# Environments

The environments used in this repository follows mostly an extension of the typical OpenAI Gym API, except for a few differences:
+ All environments are subclasses of `EnvBase` defined in [`./abc.py`](./abc.py), which supports a bit more functionalities than the Gym API:
  + `env.reset()` returns `(observation, info)`
  + `info` returned by `env.reset()` and `env.step()` follow `EnvBase.Info`
  + Explicit observation format choices (must be images), defined in `EnvBase.ObsOutputKind`
  + Various properties (e.g., `action_repeat`, `batch_shape`) and auxiliary methods.
+ We generally use environments that automatically resets (i.e., resetting when done), because in planning the last observation is useless. However, that observation is still useful for fitting the model. We represent such environments via the base class [`AutoResetEnvBase`](./abc.py), which extends `EnvBase` and handles such intricacies.
  + `AutoResetEnvBase` generally only needs the first `.reset()` call. Afterwards, if a `.step(...)` leads to `done=True`, an internal `.reset()` is automatically performed, returning the first observation of the new trajectory.
  + [`utils.make_batched_auto_reset_env(...)`](./utils.py#L20) is a helper for creating (possibly batched) `AutoResetEnvBase` instances.
  + `AutoResetEnvBase` instances yield info objects that follow `AutoResetEnvBase.Info`, which extends `EnvBase.Info` by including the last observation before resetting. This is helpful when filling in replay buffers.

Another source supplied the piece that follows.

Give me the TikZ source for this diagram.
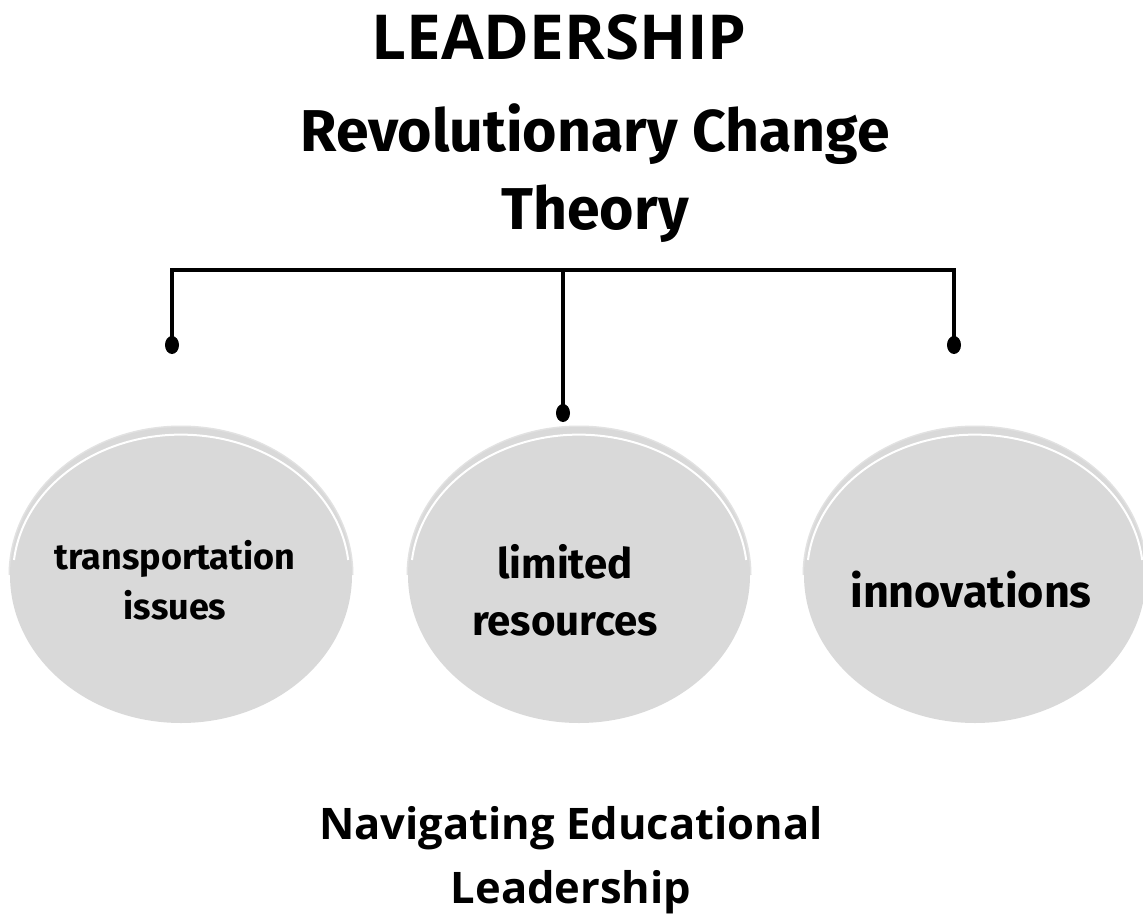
\documentclass[tikz,border=0pt]{standalone}
\usepackage{fontspec}
\setmainfont{Open Sans}
\newfontfamily\roundfont{Fira Sans}
\begin{document}
\begin{tikzpicture}[x=1pt,y=-1pt,
  bubble/.style={fill=bubblegray,draw=none},
  rim/.style={draw=rimgray,line width=3pt},
  gloss/.style={draw=white,line width=2pt},
  conn/.style={draw=black,line width=4pt},
  knob/.style={fill=black,draw=none},
  headtext/.style={font=\bfseries\fontsize{62}{70}\selectfont,inner sep=0pt},
  roundtitle/.style={font=\roundfont\bfseries\fontsize{59}{78}\selectfont,align=center,inner sep=0pt},
  bubbletext/.style={font=\roundfont\bfseries\fontsize{#1}{55}\selectfont,align=center,inner sep=0pt},
  foottext/.style={font=\bfseries\fontsize{43.5}{64}\selectfont,align=center,inner sep=0pt}]
\definecolor{bubblegray}{HTML}{D9D9D9}
\definecolor{rimgray}{HTML}{E2E2E2}
\useasboundingbox (0,0) rectangle (1143,915);
\fill[white] (0,0) rectangle (1143,915);

% headings
\node[headtext] (lead) at (559,37) {LEADERSHIP};
\node[roundtitle] (theory) at (595,173) {Revolutionary Change\\Theory};

% three bubbles with a soft rim along the top
\foreach \name/\cx in {bl/181,bm/579,br/975}{
  \draw[rim] (\cx-171,575) arc[start angle=180,end angle=360,x radius=171,y radius=148];
  \fill[bubble] (\cx,575) ellipse[x radius=171,y radius=148];
  \draw[gloss] (\cx-167,560) arc[start angle=186,end angle=354,x radius=168,y radius=140];
  \coordinate (\name) at (\cx,575);
}
\node[bubbletext=36,font=\roundfont\bfseries\fontsize{36}{50}\selectfont] (tl) at (175,580) {transportation\\issues};
\node[bubbletext=42,font=\roundfont\bfseries\fontsize{42}{57}\selectfont] (tm) at (565,590) {limited\\resources};
\node[bubbletext=45] (tr) at (971,590) {innovations};

% bracket from the theory down to the bubbles
\coordinate (bar) at (563,270);
\coordinate (dL) at (172,345);
\coordinate (dM) at (563,413);
\coordinate (dR) at (954,345);
\draw[conn] (dL) -- (dL|-bar) -- (dR|-bar) -- (dR);
\draw[conn] (bar) -- (dM);
\foreach \d in {dL,dM,dR}
  \fill[knob] (\d) ellipse[x radius=7,y radius=9];

% footer
\node[foottext] (foot) at (571,860) {Navigating Educational\\Leadership};
\end{tikzpicture}
\end{document}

Environments are created in [`EnvKind.create(...)`](./__init__.py#L22), which uses the specified environment kind to call into specific creation functions.

## Interacting with Environments

There are generally two modes of interaction:
1. Random actor (for prefilling replay buffers)
2. Learned actor + exploration noise (for most of training)

We use a unified interface to implement both strategies at [`./interaction.py`](./interaction.py). Generally, the entry points are [`env_interact_random_actor`](./interaction.py#L195) and [`env_interact_with_model`](./interaction.py#L283) which instantiates generators of [`EnvInteractData`](./interaction.py#L52), a named tuple that contains all necessary information about a step taken. Futhermore, they are implemented as applying two different [`Interactor`](./interaction.py#L102) classes to the same base interaction function [`env_interact`](./interaction.py#L116). Thus new interaction modes can be easily added by simply defining new [`Interactor`](./interaction.py#L102) classes.

Interested readers can read the source file for more details.